# Reinforcement Learning Agent for Resource Optimization

This notebook demonstrates a reinforcement learning (RL) agent designed for optimizing resources in a smart environment.
We cover:
- Environment setup
- Defining the RL agent
- Training the agent using Q-learning
- Evaluation and example policy


In [None]:
!pip install numpy matplotlib gym

import numpy as np
import matplotlib.pyplot as plt
import gym


In [None]:
class ResourceEnv:
    def __init__(self, max_resources=5):
        self.max_resources = max_resources
        self.state = self.max_resources // 2  # initial resources
        self.action_space = [0,1]  # 0: consume, 1: replenish
        self.n_actions = len(self.action_space)
        self.n_states = self.max_resources + 1

    def reset(self):
        self.state = self.max_resources // 2
        return self.state

    def step(self, action):
        if action == 0:  # consume
            self.state = max(0, self.state - 1)
        else:  # replenish
            self.state = min(self.max_resources, self.state + 1)
        # reward: maintain mid-level resources
        reward = -abs(self.state - self.max_resources//2)
        done = False
        return self.state, reward, done, {}

    def render(self):
        print(f'Resources level: {self.state}')


In [None]:
class QLearningAgent:
    def __init__(self, n_states, n_actions, alpha=0.1, gamma=0.9, epsilon=0.2):
        self.n_states = n_states
        self.n_actions = n_actions
        self.alpha = alpha
        self.gamma = gamma
        self.epsilon = epsilon
        self.Q = np.zeros((n_states, n_actions))

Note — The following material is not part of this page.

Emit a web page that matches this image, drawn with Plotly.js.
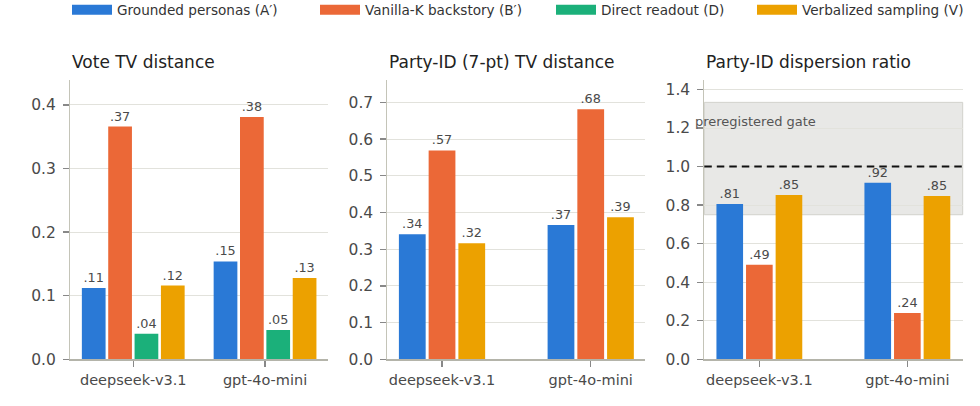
<!DOCTYPE html>
<html><head><meta charset="utf-8">
<script src="https://cdn.plot.ly/plotly-3.0.1.min.js"></script>
<style>html,body{margin:0;padding:0;background:#fff}#chart{width:980px;height:406px}</style>
</head><body><div id="chart"></div>
<script>
const categories = ['deepseek-v3.1', 'gpt-4o-mini'];
const seriesNames = ['Grounded personas (A\u2032)', 'Vanilla-K backstory (B\u2032)', 'Direct readout (D)', 'Verbalized sampling (V)'];
const seriesColors = ['#2a79d6', '#eb6837', '#1bb07a', '#eca100'];

// Panel 1: Vote TV distance
const voteA = [0.112, 0.154];
const voteB = [0.366, 0.381];
const voteD = [0.040, 0.046];
const voteV = [0.116, 0.128];
// Panel 2: Party-ID (7-pt) TV distance
const partyA = [0.341, 0.366];
const partyB = [0.569, 0.681];
const partyV = [0.316, 0.387];
// Panel 3: Party-ID dispersion ratio
const dispA = [0.806, 0.916];
const dispB = [0.491, 0.240];
const dispV = [0.853, 0.847];
const gateBand = [0.75, 1.333];
const parityLine = 1.0;

const panelTitles = ['Vote TV distance', 'Party-ID (7-pt) TV distance', 'Party-ID dispersion ratio'];
const yTicks1 = [0, 0.1, 0.2, 0.3, 0.4];
const yTicks2 = [0, 0.1, 0.2, 0.3, 0.4, 0.5, 0.6, 0.7];
const yTicks3 = [0, 0.2, 0.4, 0.6, 0.8, 1.0, 1.2, 1.4];

const fmt = v => v.toFixed(2).replace(/^0/, '');
const SLOT = 0.2, BW = 0.18;

function bars(vals, si, idx, n, ax) {
  const center = (idx - (n - 1) / 2) * SLOT;
  return {
    type: 'bar', x: categories, y: vals, xaxis: 'x' + ax, yaxis: 'y' + ax,
    width: BW, offset: center - BW / 2,
    marker: {color: seriesColors[si]},
    text: vals.map(fmt), textposition: 'outside', cliponaxis: false, constraintext: 'none',
    textfont: {family: 'DejaVu Sans', size: 12.8, color: '#4a4a4a'},
    showlegend: false, hoverinfo: 'skip', name: seriesNames[si]
  };
}

const data = [
  bars(voteA, 0, 0, 4, ''), bars(voteB, 1, 1, 4, ''), bars(voteD, 2, 2, 4, ''), bars(voteV, 3, 3, 4, ''),
  bars(partyA, 0, 0, 3, '2'), bars(partyB, 1, 1, 3, '2'), bars(partyV, 3, 2, 3, '2'),
  bars(dispA, 0, 0, 3, '3'), bars(dispB, 1, 1, 3, '3'), bars(dispV, 3, 2, 3, '3')
];
data.slice(0, 4).forEach(t => { t.xaxis = 'x'; t.yaxis = 'y'; });

const W = 980, H = 406;
// legend entries (wide patch swatches), one legend per entry
const legendSwatchX = [67, 315, 551, 752];
const legends = {};
seriesNames.forEach((nm, i) => {
  const key = i ? 'legend' + (i + 1) : 'legend';
  data.push({type: 'scatter', mode: 'lines', x: [null], y: [null], name: nm, legend: key,
    line: {color: seriesColors[i], width: 11}, showlegend: true, hoverinfo: 'skip'});
  legends[key] = {orientation: 'h', x: legendSwatchX[i] / W, y: 1.014, xanchor: 'left', yanchor: 'top',
    itemwidth: 40, font: {family: 'DejaVu Sans', size: 13.6, color: '#333'},
    bgcolor: 'rgba(0,0,0,0)', borderwidth: 0};
});

const xd = [[70, 328.3], [387.3, 645], [704.3, 962.7]].map(d => [d[0] / W, d[1] / W]);
const yd = [(H - 359.3) / H, (H - 80) / H];

function xax(i, range) {
  return {domain: xd[i], range: range, type: 'category', anchor: i ? 'y' + (i + 1) : 'y',
    showline: true, linecolor: '#b4b4aa', linewidth: 2, showgrid: false, zeroline: false,
    ticks: 'outside', ticklen: 6, tickwidth: 1.3, tickcolor: '#888',
    tickfont: {family: 'DejaVu Sans', size: 14.5, color: '#4a4a4a'}, fixedrange: true};
}
function yax(i, range, tv) {
  return {domain: yd, range: range, anchor: i ? 'x' + (i + 1) : 'x',
    tickvals: tv, ticktext: tv.map(v => v.toFixed(1)),
    showline: true, linecolor: '#c4c4b8', linewidth: 1, showgrid: true, gridcolor: '#e2e2dc', gridwidth: 1,
    zeroline: false, ticks: 'outside', ticklen: 6, tickwidth: 1.3, tickcolor: '#888',
    ticklabelstandoff: 4,
    tickfont: {family: 'DejaVu Sans', size: 15.5, color: '#4a4a4a'}, fixedrange: true};
}

const annotations = panelTitles.map((t, i) => ({
  text: t, xref: 'paper', yref: 'paper', x: xd[i][0], y: (H - 62) / H,
  xanchor: 'left', yanchor: 'middle', showarrow: false,
  font: {family: 'DejaVu Sans', size: 17, color: '#222'}
}));
annotations.push({text: 'preregistered gate', xref: 'x3 domain', yref: 'y3', x: -0.043, y: 1.233,
  xanchor: 'left', yanchor: 'middle', showarrow: false,
  font: {family: 'DejaVu Sans', size: 13, color: '#555'}});

const shapes = [
  {type: 'rect', xref: 'x3 domain', yref: 'y3', x0: 0, x1: 1, y0: gateBand[0], y1: gateBand[1],
    fillcolor: '#e8e8e6', line: {color: '#d2d2cc', width: 1}, layer: 'below'},
  {type: 'line', xref: 'x3 domain', yref: 'y3', x0: 0, x1: 1, y0: parityLine, y1: parityLine,
    line: {color: '#111', width: 2, dash: '7.5px,5px'}, layer: 'above'}
];

const layout = Object.assign({
  width: W, height: H, margin: {l: 0, r: 0, t: 0, b: 0, autoexpand: false},
  paper_bgcolor: '#fff', plot_bgcolor: '#fff', barmode: 'overlay',
  font: {family: 'DejaVu Sans', color: '#333'},
  xaxis: xax(0, [-0.48, 1.48]), yaxis: yax(0, [0, 0.4393], yTicks1),
  xaxis2: xax(1, [-0.368, 1.365]), yaxis2: yax(1, [0, 0.761], yTicks2),
  xaxis3: xax(2, [-0.372, 1.374]), yaxis3: yax(2, [0, 1.449], yTicks3),
  showlegend: true,
  annotations: annotations, shapes: shapes
}, legends);
Plotly.newPlot('chart', data, layout, {displayModeBar: false, staticPlot: true});
</script></body></html>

    def choose_action(self, state):
        if np.random.rand() < self.epsilon:
            return np.random.choice(self.n_actions)
        return np.argmax(self.Q[state])

    def update(self, state, action, reward, next_state):
        best_next = np.max(self.Q[next_state])
        self.Q[state, action] += self.alpha * (reward + self.gamma*best_next - self.Q[state, action])


In [None]:
env = ResourceEnv()
agent = QLearningAgent(env.n_states, env.n_actions)

episodes = 1000
rewards = []

for ep in range(episodes):
    state = env.reset()
    total_reward = 0
    for t in range(10):
        action = agent.choose_action(state)
        next_state, reward, done, _ = env.step(action)
        agent.update(state, action, reward, next_state)
        state = next_state
        total_reward += reward
    rewards.append(total_reward)

plt.plot(rewards)
plt.xlabel('Episode')
plt.ylabel('Total Reward')
plt.title('Training Progress')
plt.show()


In [None]:
state = env.reset()
print("Learned policy (0: consume, 1: replenish) over 10 steps:")
for t in range(10):
    action = np.argmax(agent.Q[state])
    print(f'Step {t+1}, State {state}, Action {action}')
    state, _, _, _ = env.step(action)


This notebook demonstrates a basic RL agent using Q-learning:
- Custom environment simulating resource management
- Q-learning update and epsilon-greedy policy
- Training progress visualization
- Evaluation of learned policy

The framework is ready for extension to more complex environments and larger state-action spaces.